J'aurais aimer vos avis sur un éventuel switch d'un iPad 3 à un iPad Air ? Qu'est ce qu'on y gagne réellement à par plus de légèreté et plus de "puissance" brute ? Est-ce que c'est intéressant de passer à cette version ?

Cordialement,


----------



## Xidi73 (10 Novembre 2013)

Oui

Tu gagnes environ 150 grammes et tu gagnes 400 MHz pour le CPU.
Tu as un son stéréo et tu as une tablette plus fine.
Tu as une tablette qui va avoir plus de mises à jour ( iOS 7-iOS 8-iOS 9- iOS X ?) que ton ipad 3 (iOS 6-iOS 7-iOS 8 ?).
Tu peux te lancer dans la pyrotechnie.


Cordialement,
Xidi73


----------



## SapphirX (12 Novembre 2013)

Xidi73 a dit:


> Oui
> 
> Tu gagnes environ 150 grammes et tu gagnes 400 MHz pour le CPU.
> 
> ...



Donc au final, pas de grosses nouveautés qui valent le coup.

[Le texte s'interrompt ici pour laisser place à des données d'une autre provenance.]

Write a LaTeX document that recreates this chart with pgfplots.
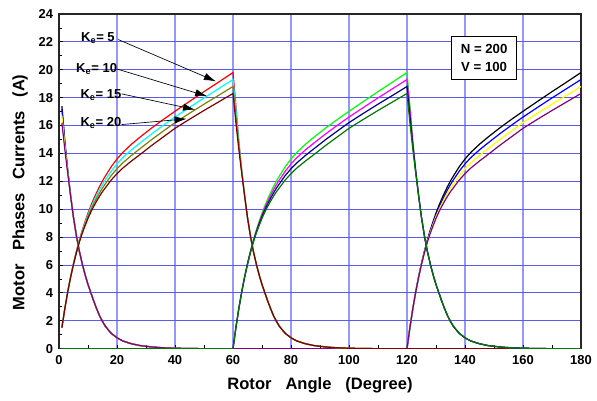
\documentclass[border=0pt]{standalone}
\usepackage{fontspec}
\setmainfont{Liberation Sans}
\usepackage{pgfplots}
\pgfplotsset{compat=1.18}
\usepackage{pgfplotstable}
\usetikzlibrary{arrows.meta}

\definecolor{cRed}{RGB}{255,0,0}
\definecolor{cCyan}{RGB}{0,255,255}
\definecolor{cOlive}{RGB}{128,128,0}
\definecolor{cDarkRed}{RGB}{128,0,0}
\definecolor{cGreen}{RGB}{0,255,0}
\definecolor{cMagenta}{RGB}{255,0,255}
\definecolor{cNavy}{RGB}{0,0,128}
\definecolor{cDarkGreen}{RGB}{0,120,0}
\definecolor{cBlack}{RGB}{0,0,0}
\definecolor{cBlue}{RGB}{0,0,255}
\definecolor{cYellow}{RGB}{255,255,0}
\definecolor{cPurple}{RGB}{128,0,128}
\definecolor{gridV}{RGB}{150,150,255}
\definecolor{gridH}{RGB}{90,90,235}

% Phase A: rises 0-60, decays after 60
\pgfplotstableread{
x k5 k10 k15 k20
1 1.51 1.51 1.51 1.51
2 2.86 2.86 2.86 2.86
3 4.06 4.06 4.06 4.06
4 5.14 5.13 5.12 5.11
5 6.11 6.09 6.07 6.05
6 6.98 6.95 6.91 6.88
7 7.77 7.72 7.67 7.62
8 8.48 8.41 8.33 8.26
9 9.12 9.02 8.92 8.82
10 9.72 9.59 9.47 9.34
11 10.26 10.11 9.95 9.8
12 10.75 10.57 10.39 10.21
13 11.21 11.0 10.8 10.59
14 11.64 11.41 11.17 10.94
15 12.03 11.77 11.52 11.26
16 12.38 12.1 11.82 11.54
18 13.04 12.72 12.41 12.09
20 13.6 13.25 12.9 12.55
22 14.07 13.7 13.32 12.95
25 14.66 14.26 13.86 13.46
28 15.18 14.76 14.35 13.93
32 15.83 15.41 15.0 14.58
36 16.44 16.02 15.61 15.19
40 17.02 16.61 16.21 15.8
45 17.73 17.3 16.88 16.45
50 18.43 17.98 17.53 17.08
55 19.11 18.64 18.16 17.69
60 19.8 19.3 18.8 18.3
61 17.4 17.2 16.7 16.2
62 14.9 14.8 14.6 14.3
63 12.8 12.8 12.7 12.6
64 11.0 11.0 11.0 10.95
65 9.4 9.4 9.4 9.4
66 8.1 8.1 8.1 8.1
67 7.0 7.0 7.0 7.0
68 6.1 6.1 6.1 6.1
69 5.3 5.3 5.3 5.3
70 4.6 4.6 4.6 4.6
71 4.0 4.0 4.0 4.0
72 3.4 3.4 3.4 3.4
73 2.85 2.85 2.85 2.85
74 2.35 2.35 2.35 2.35
75 1.95 1.95 1.95 1.95
76 1.6 1.6 1.6 1.6
78 1.1 1.1 1.1 1.1
80 0.78 0.78 0.78 0.78
82 0.55 0.55 0.55 0.55
85 0.35 0.35 0.35 0.35
88 0.22 0.22 0.22 0.22
92 0.12 0.12 0.12 0.12
96 0.06 0.06 0.06 0.06
100 0.03 0.03 0.03 0.03
105 0.01 0.01 0.01 0.01
110 0 0 0 0
180 0 0 0 0
}\phA

% Phase B: zero until 60, rises 60-120, decays after 120
\pgfplotstableread{
x k5 k10 k15 k20
1 0 0 0 0
60 0 0 0 0
61 1.51 1.51 1.51 1.51
62 2.86 2.86 2.86 2.86
63 4.06 4.06 4.06 4.06
64 5.14 5.13 5.12 5.11
65 6.11 6.09 6.07 6.05
66 6.98 6.95 6.91 6.88
67 7.77 7.72 7.67 7.62
68 8.48 8.41 8.33 8.26
69 9.12 9.02 8.92 8.82
70 9.72 9.59 9.47 9.34
71 10.26 10.11 9.95 9.8
72 10.75 10.57 10.39 10.21
73 11.21 11.0 10.8 10.59
74 11.64 11.41 11.17 10.94
75 12.03 11.77 11.52 11.26
76 12.38 12.1 11.82 11.54
78 13.04 12.72 12.41 12.09
80 13.6 13.25 12.9 12.55
82 14.07 13.7 13.32 12.95
85 14.66 14.26 13.86 13.46
88 15.18 14.76 14.35 13.93
92 15.83 15.41 15.0 14.58
96 16.44 16.02 15.61 15.19
100 17.02 16.61 16.21 15.8
105 17.73 17.3 16.88 16.45
110 18.43 17.98 17.53 17.08
115 19.11 18.64 18.16 17.69
120 19.8 19.3 18.8 18.3
121 17.4 17.2 16.7 16.2
122 14.9 14.8 14.6 14.3
123 12.8 12.8 12.7 12.6
124 11.0 11.0 11.0 10.95
125 9.4 9.4 9.4 9.4
126 8.1 8.1 8.1 8.1
127 7.0 7.0 7.0 7.0
128 6.1 6.1 6.1 6.1
129 5.3 5.3 5.3 5.3
130 4.6 4.6 4.6 4.6
131 4.0 4.0 4.0 4.0
132 3.4 3.4 3.4 3.4
133 2.85 2.85 2.85 2.85
134 2.35 2.35 2.35 2.35
135 1.95 1.95 1.95 1.95
136 1.6 1.6 1.6 1.6
138 1.1 1.1 1.1 1.1
140 0.78 0.78 0.78 0.78
142 0.55 0.55 0.55 0.55
145 0.35 0.35 0.35 0.35
148 0.22 0.22 0.22 0.22
152 0.12 0.12 0.12 0.12
156 0.06 0.06 0.06 0.06
160 0.03 0.03 0.03 0.03
165 0.01 0.01 0.01 0.01
170 0 0 0 0
180 0 0 0 0
}\phB

% Phase C: decays from 0, zero until 120, rises 120-180
\pgfplotstableread{
x k5 k10 k15 k20
1 17.4 17.2 16.7 16.2
2 14.9 14.8 14.6 14.3
3 12.8 12.8 12.7 12.6
4 11.0 11.0 11.0 10.95
5 9.4 9.4 9.4 9.4
6 8.1 8.1 8.1 8.1
7 7.0 7.0 7.0 7.0
8 6.1 6.1 6.1 6.1
9 5.3 5.3 5.3 5.3
10 4.6 4.6 4.6 4.6
11 4.0 4.0 4.0 4.0
12 3.4 3.4 3.4 3.4
13 2.85 2.85 2.85 2.85
14 2.35 2.35 2.35 2.35
15 1.95 1.95 1.95 1.95
16 1.6 1.6 1.6 1.6
18 1.1 1.1 1.1 1.1
20 0.78 0.78 0.78 0.78
22 0.55 0.55 0.55 0.55
25 0.35 0.35 0.35 0.35
28 0.22 0.22 0.22 0.22
32 0.12 0.12 0.12 0.12
36 0.06 0.06 0.06 0.06
40 0.03 0.03 0.03 0.03
45 0.01 0.01 0.01 0.01
50 0 0 0 0
120 0 0 0 0
121 1.51 1.51 1.51 1.51
122 2.86 2.86 2.86 2.86
123 4.06 4.06 4.06 4.06
124 5.14 5.13 5.12 5.11
125 6.11 6.09 6.07 6.05
126 6.98 6.95 6.91 6.88
127 7.77 7.72 7.67 7.62
128 8.48 8.41 8.33 8.26
129 9.12 9.02 8.92 8.82
130 9.72 9.59 9.47 9.34
131 10.26 10.11 9.95 9.8
132 10.75 10.57 10.39 10.21
133 11.21 11.0 10.8 10.59
134 11.64 11.41 11.17 10.94
135 12.03 11.77 11.52 11.26
136 12.38 12.1 11.82 11.54
138 13.04 12.72 12.41 12.09
140 13.6 13.25 12.9 12.55
142 14.07 13.7 13.32 12.95
145 14.66 14.26 13.86 13.46
148 15.18 14.76 14.35 13.93
152 15.83 15.41 15.0 14.58
156 16.44 16.02 15.61 15.19
160 17.02 16.61 16.21 15.8
165 17.73 17.3 16.88 16.45
170 18.43 17.98 17.53 17.08
175 19.11 18.64 18.16 17.69
180 19.8 19.3 18.8 18.3
}\phC

\begin{document}
\begin{tikzpicture}
\begin{axis}[
  scale only axis,
  width=391.5pt, height=251pt,
  xmin=0, xmax=180, ymin=0, ymax=24,
  xtick={0,20,40,60,80,100,120,140,160,180},
  xticklabels={0,20,40,60,80,100,120,140,160,180},
  ytick={0,2,4,6,8,10,12,14,16,18,20,22,24},
  yticklabels={0,2,4,6,8,10,12,14,16,18,20,22,24},
  minor x tick num=1, minor y tick num=1,
  tick align=inside, xtick pos=bottom, ytick pos=left,
  major tick length=3pt, minor tick length=2.5pt,
  tick style={black, line width=0.6pt},
  grid=major,
  major x grid style={gridV, line width=0.9pt},
  major y grid style={gridH, line width=0.6pt},
  axis line style={black!85, line width=0.9pt},
  tick label style={font=\bfseries\fontsize{9.7}{10}\selectfont},
  xticklabel style={yshift=-1.5pt},
  yticklabel style={xshift=-1pt},
  xlabel={Rotor\hspace{10.5pt}Angle\hspace{10.5pt}(Degree)},
  ylabel={Motor\hspace{10pt}Phases\hspace{10pt}Currents\hspace{10pt}(A)},
  every axis x label/.style={at={(axis description cs:0.5,-0.110)}, anchor=center,
     font=\bfseries\fontsize{12.4}{14}\selectfont},
  every axis y label/.style={at={(axis description cs:-0.0747,0.467)}, anchor=center, rotate=90,
     font=\bfseries\fontsize{12.4}{14}\selectfont},
  every axis plot/.append style={line width=0.9pt, no markers},
  clip=true,
]
% Phase C
\addplot[cBlack] table[x=x,y=k5]{\phC};
\addplot[cBlue] table[x=x,y=k10]{\phC};
\addplot[cYellow] table[x=x,y=k15]{\phC};
\addplot[cPurple] table[x=x,y=k20]{\phC};
% Phase A
\addplot[cRed] table[x=x,y=k5]{\phA};
\addplot[cCyan] table[x=x,y=k10]{\phA};
\addplot[cOlive] table[x=x,y=k15]{\phA};
\addplot[cDarkRed] table[x=x,y=k20]{\phA};
% Phase B
\addplot[cGreen] table[x=x,y=k5]{\phB};
\addplot[cMagenta] table[x=x,y=k10]{\phB};
\addplot[cNavy] table[x=x,y=k15]{\phB};
\addplot[cDarkGreen] table[x=x,y=k20]{\phB};

% annotations
\begin{scope}[every node/.style={font=\bfseries\fontsize{9.75}{11}\selectfont, inner sep=0pt}]
\node[anchor=base east] at (axis cs:19.3,22.04) {K\textsubscript{e}= 5};
\node[anchor=base east] at (axis cs:20.1,19.82) {K\textsubscript{e}= 10};
\node[anchor=base east] at (axis cs:21.6,17.91) {K\textsubscript{e}= 15};
\node[anchor=base east] at (axis cs:21.6,15.95) {K\textsubscript{e}= 20};
\end{scope}
\draw[-{Latex[length=9pt,width=5.5pt]}, line width=0.5pt] (axis cs:20.4,22.17) -- (axis cs:54.1,19.17);
\draw[-{Latex[length=9pt,width=5.5pt]}, line width=0.5pt] (axis cs:19.9,20.06) -- (axis cs:51.1,18.1);
\draw[-{Latex[length=9pt,width=5.5pt]}, line width=0.5pt] (axis cs:21.6,18.27) -- (axis cs:46.9,17.14);
\draw[-{Latex[length=9pt,width=5.5pt]}, line width=0.5pt] (axis cs:21.6,16.07) -- (axis cs:44.0,16.48);

\node[draw=black, fill=white, line width=0.6pt, align=center,
      minimum width=48.75pt, minimum height=32.25pt, inner sep=0pt,
      font=\bfseries\fontsize{9.9}{13.2}\selectfont]
  at (axis cs:146.6,20.85) {N = 200\\V = 100};
\end{axis}
\pgfresetboundingbox
\path[use as bounding box] ([xshift=-44.25pt,yshift=-39pt]current axis.south west) rectangle ([xshift=12pt,yshift=10.5pt]current axis.north east);
\end{tikzpicture}
\end{document}
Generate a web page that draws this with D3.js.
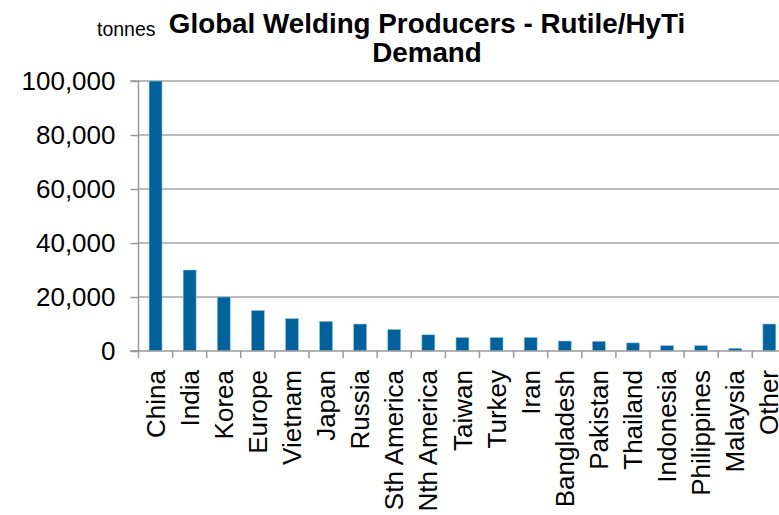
<!DOCTYPE html>
<html><head><meta charset="utf-8">
<script src="https://cdn.jsdelivr.net/npm/d3@7"></script>
<style>body{margin:0;background:#fff;overflow:hidden}svg{display:block}</style>
</head><body>
<script>
const categories = ["China","India","Korea","Europe","Vietnam","Japan","Russia","Sth America","Nth America","Taiwan","Turkey","Iran","Bangladesh","Pakistan","Thailand","Indonesia","Philippines","Malaysia","Other"];
const values = [100000,30000,20000,15000,12000,11000,10000,8000,6000,5000,5000,5000,3700,3600,3000,2000,2000,1000,10000];
const yTicks = [0,20000,40000,60000,80000,100000];
const titleLines = ["Global Welding Producers - Rutile/HyTi","Demand"];
const unitLabel = "tonnes";

const W = 779, H = 515;
const svg = d3.select("body").append("svg").attr("width", W).attr("height", H);
const font = "Arial, 'Liberation Sans', sans-serif";

const x0 = 138.5, bandW = 34.1;
const x = d3.scaleBand().domain(categories).range([x0, x0 + bandW * categories.length]).paddingInner(0.62).paddingOuter(0.31);
const y = d3.scaleLinear().domain([0, 100000]).range([351, 81]);

// gridlines
svg.append("g").selectAll("line").data(yTicks.filter(d => d > 0)).join("line")
  .attr("x1", x0).attr("x2", W).attr("y1", d => y(d)).attr("y2", d => y(d))
  .attr("stroke", "#a4a4a4").attr("stroke-width", 1.5);

// y axis
const yAxis = svg.append("g").attr("transform", `translate(${x0},0)`)
  .call(d3.axisLeft(y).tickValues(yTicks).tickSize(8).tickPadding(15).tickFormat(d3.format(",")));
yAxis.select(".domain").attr("stroke", "#9a9a9a").attr("stroke-width", 1.5).attr("d", `M-8,${y(100000)}H0V${y(0)}H-8`);
yAxis.selectAll(".tick line").attr("stroke", "#9a9a9a").attr("stroke-width", 1.5);
yAxis.selectAll(".tick text").attr("font-family", font).attr("font-size", 26).attr("fill", "#000");

// bars
svg.append("g").selectAll("rect").data(categories).join("rect")
  .attr("x", d => x(d)).attr("width", x.bandwidth())
  .attr("y", (d, i) => y(values[i])).attr("height", (d, i) => y(0) - y(values[i]))
  .attr("fill", "#00629D").attr("stroke", "#9cc3dd").attr("stroke-width", 0.6);

// x axis
const bx = d3.scaleLinear().domain([0, categories.length]).range([x0, x0 + bandW * categories.length]);
svg.append("line").attr("x1", x0 - 8).attr("x2", W).attr("y1", y(0)).attr("y2", y(0))
  .attr("stroke", "#9a9a9a").attr("stroke-width", 1.5);
svg.append("g").selectAll("line").data(d3.range(categories.length + 1)).join("line")
  .attr("x1", d => bx(d)).attr("x2", d => bx(d)).attr("y1", y(0)).attr("y2", y(0) + 7)
  .attr("stroke", "#9a9a9a").attr("stroke-width", 1.5);

svg.append("g").selectAll("text").data(categories).join("text")
  .attr("transform", d => `translate(${x(d) + x.bandwidth() / 2},370) rotate(-90)`)
  .attr("text-anchor", "end").attr("dy", "0.35em")
  .attr("font-family", font).attr("font-size", 26).attr("fill", "#000")
  .text(d => d);

// title
svg.append("text").attr("x", 97).attr("y", 36).attr("font-family", font).attr("font-size", 19.5).text(unitLabel);
svg.append("g").selectAll("text").data(titleLines).join("text")
  .attr("x", 427).attr("y", (d, i) => 33 + i * 29).attr("text-anchor", "middle")
  .attr("font-family", font).attr("font-size", 27.8).attr("font-weight", "bold").attr("fill", "#000")
  .text(d => d);
</script>
</body></html>
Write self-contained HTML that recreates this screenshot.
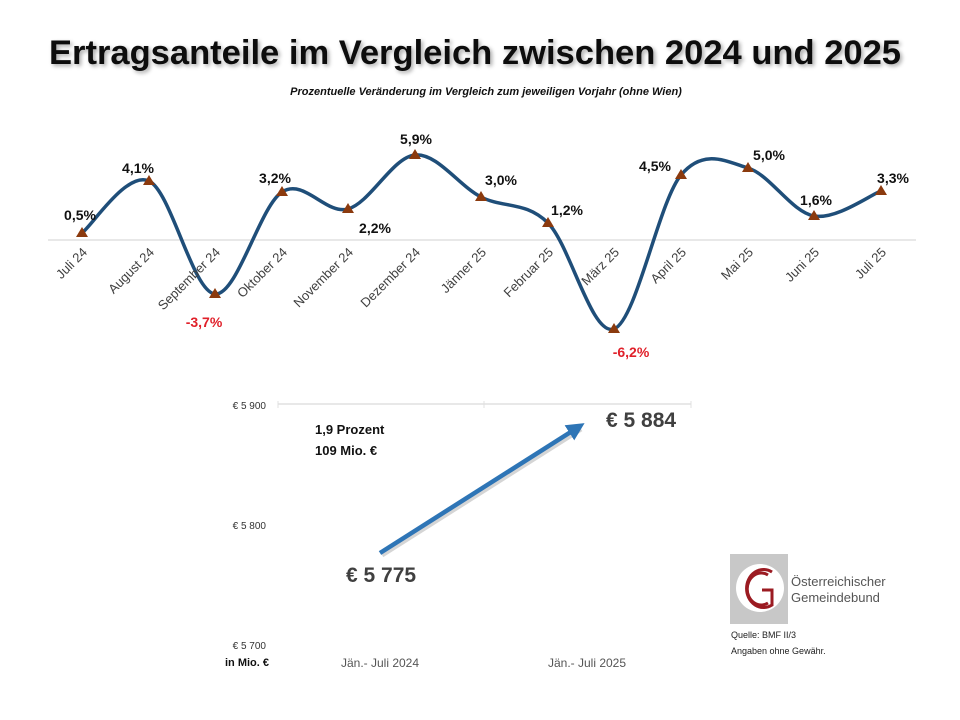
<!DOCTYPE html>
<html><head><meta charset="utf-8"><style>
body{margin:0;background:#fff;width:960px;height:720px;overflow:hidden}
svg{display:block}
</style></head><body>
<svg width="960" height="720" viewBox="0 0 960 720" xmlns="http://www.w3.org/2000/svg" font-family="'Liberation Sans', sans-serif">
<defs>
<filter id="sh" x="-10%" y="-10%" width="120%" height="140%"><feGaussianBlur in="SourceAlpha" stdDeviation="2"/><feOffset dx="2" dy="2"/><feComponentTransfer><feFuncA type="linear" slope="0.35"/></feComponentTransfer><feMerge><feMergeNode/><feMergeNode in="SourceGraphic"/></feMerge></filter>
<marker id="ah" markerWidth="4" markerHeight="4" refX="2" refY="2" orient="auto"><path d="M0,0 L4,2 L0,4 Z" fill="#2e75b6"/></marker>
</defs>
<text x="475" y="64" text-anchor="middle" font-size="34" font-weight="bold" fill="#111" filter="url(#sh)" textLength="852" lengthAdjust="spacingAndGlyphs">Ertragsanteile im Vergleich zwischen 2024 und 2025</text>
<text x="486" y="95" text-anchor="middle" font-size="11" font-weight="bold" font-style="italic" fill="#111">Prozentuelle Veränderung im Vergleich zum jeweiligen Vorjahr (ohne Wien)</text>
<line x1="48" y1="240" x2="916" y2="240" stroke="#d0d0d0" stroke-width="1"/>
<path d="M82,233 C93.2,224.3 126.8,170.8 149,181 C171.2,191.2 192.8,292.2 215,294 C237.2,295.8 259.8,206.2 282,192 C304.2,177.8 325.8,215.2 348,209 C370.2,202.8 392.8,157 415,155 C437.2,153 458.8,185.7 481,197 C503.2,208.3 525.8,201 548,223 C570.2,245 591.8,337 614,329 C636.2,321 658.7,201.8 681,175 C703.3,148.2 725.8,161.2 748,168 C770.2,174.8 791.8,212.2 814,216 C836.2,219.8 869.8,195.2 881,191" fill="none" stroke="#1f4e79" stroke-width="3.5"/>
<g fill="#8b3a0e">
<path d="M82,227 l6,10 h-12z"/><path d="M149,175 l6,10 h-12z"/><path d="M215,288 l6,10 h-12z"/><path d="M282,186 l6,10 h-12z"/><path d="M348,203 l6,10 h-12z"/><path d="M415,149 l6,10 h-12z"/><path d="M481,191 l6,10 h-12z"/><path d="M548,217 l6,10 h-12z"/><path d="M614,323 l6,10 h-12z"/><path d="M681,169 l6,10 h-12z"/><path d="M748,162 l6,10 h-12z"/><path d="M814,210 l6,10 h-12z"/><path d="M881,185 l6,10 h-12z"/>
</g>
<g font-size="14" font-weight="bold" fill="#111" text-anchor="middle">
<text x="80" y="220">0,5%</text><text x="138" y="173">4,1%</text><text x="204" y="327" fill="#e0202a">-3,7%</text><text x="275" y="183">3,2%</text><text x="375" y="233">2,2%</text><text x="416" y="144">5,9%</text><text x="501" y="185">3,0%</text><text x="567" y="215">1,2%</text><text x="631" y="357" fill="#e0202a">-6,2%</text><text x="655" y="171">4,5%</text><text x="769" y="160">5,0%</text><text x="816" y="205">1,6%</text><text x="893" y="183">3,3%</text>
</g>
<g font-size="13" fill="#404040" text-anchor="end">
<text transform="translate(88,253) rotate(-45)">Juli 24</text>
<text transform="translate(155,253) rotate(-45)">August 24</text>
<text transform="translate(221,253) rotate(-45)">September 24</text>
<text transform="translate(288,253) rotate(-45)">Oktober 24</text>
<text transform="translate(354,253) rotate(-45)">November 24</text>
<text transform="translate(421,253) rotate(-45)">Dezember 24</text>
<text transform="translate(487,253) rotate(-45)">Jänner 25</text>
<text transform="translate(554,253) rotate(-45)">Februar 25</text>
<text transform="translate(620,253) rotate(-45)">März 25</text>
<text transform="translate(687,253) rotate(-45)">April 25</text>
<text transform="translate(754,253) rotate(-45)">Mai 25</text>
<text transform="translate(820,253) rotate(-45)">Juni 25</text>
<text transform="translate(887,253) rotate(-45)">Juli 25</text>
</g>
<line x1="278" y1="404" x2="691" y2="404" stroke="#e0e0e0" stroke-width="1.5"/>
<line x1="278" y1="401" x2="278" y2="408" stroke="#e0e0e0"/><line x1="484" y1="401" x2="484" y2="408" stroke="#e0e0e0"/><line x1="691" y1="401" x2="691" y2="408" stroke="#e0e0e0"/>
<g font-size="10" fill="#333" text-anchor="end">
<text x="266" y="409">€ 5 900</text><text x="266" y="529">€ 5 800</text><text x="266" y="649">€ 5 700</text>
</g>
<text x="225" y="666" font-size="11" font-weight="bold" fill="#111">in Mio. €</text>
<text x="380" y="667" font-size="12" fill="#555" text-anchor="middle">Jän.- Juli 2024</text>
<text x="587" y="667" font-size="12" fill="#555" text-anchor="middle">Jän.- Juli 2025</text>
<text x="315" y="434" font-size="13" font-weight="bold" fill="#111">1,9 Prozent</text>
<text x="315" y="455" font-size="13" font-weight="bold" fill="#111">109 Mio. €</text>
<line x1="380" y1="553" x2="579" y2="427" stroke="#888" stroke-width="5" opacity="0.35" transform="translate(2,2)"/>
<line x1="380" y1="553" x2="577" y2="428" stroke="#2e75b6" stroke-width="4.5" marker-end="url(#ah)"/>
<text x="606" y="427" font-size="21" font-weight="bold" fill="#404040">€ 5 884</text>
<text x="346" y="582" font-size="21" font-weight="bold" fill="#404040">€ 5 775</text>
<rect x="730" y="554" width="58" height="70" fill="#c8c8c8"/>
<circle cx="760" cy="588" r="24" fill="#fff"/>
<path d="M768,575 A14,16 0 1 0 768,603" fill="none" stroke="#9b1b22" stroke-width="3"/>
<path d="M772,572 A17,19 0 1 0 772,605 L772,590 L762,590" fill="none" stroke="#9b1b22" stroke-width="3"/>
<text x="791" y="586" font-size="13" fill="#555">Österreichischer</text>
<text x="791" y="602" font-size="13" fill="#555">Gemeindebund</text>
<text x="731" y="638" font-size="9" fill="#222">Quelle: BMF II/3</text>
<text x="731" y="654" font-size="9" fill="#222">Angaben ohne Gewähr.</text>
</svg>
</body></html>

Est-ce qu'il y aurait quelqu'un a fait le switch iPad 3 -> Air et pourrais me donner ses raisons et ses ressentis ?

Cordialement,


----------



## lineakd (13 Novembre 2013)

@sapphirx, la raison principale de mon passage de l'ipad 3 à l'air fut le design.
Les ressentis... Ouah!


----------



## cillab (13 Novembre 2013)

SapphirX a dit:


> Bonjour,
> 
> J'aurais aimer vos avis sur un éventuel switch d'un iPad 3 à un iPad Air ? Qu'est ce qu'on y gagne réellement à par plus de légèreté et plus de "puissance" brute ? Est-ce que c'est intéressant de passer à cette version ?
> 
> Cordialement,



bonjour 
 le produit,en lui méme est top rapidité légereté
mais attend un peut pour ne pas essuyer les platres c'est la coutume chez APPLE
 imac (dalles jaunes  idem pour IPAD AIR +importation des photos impossible
pas de blémes on échange aller on réinitialise tu refait tes contacts ect....
courage attend un peut:mouais::mouais::mouais:


----------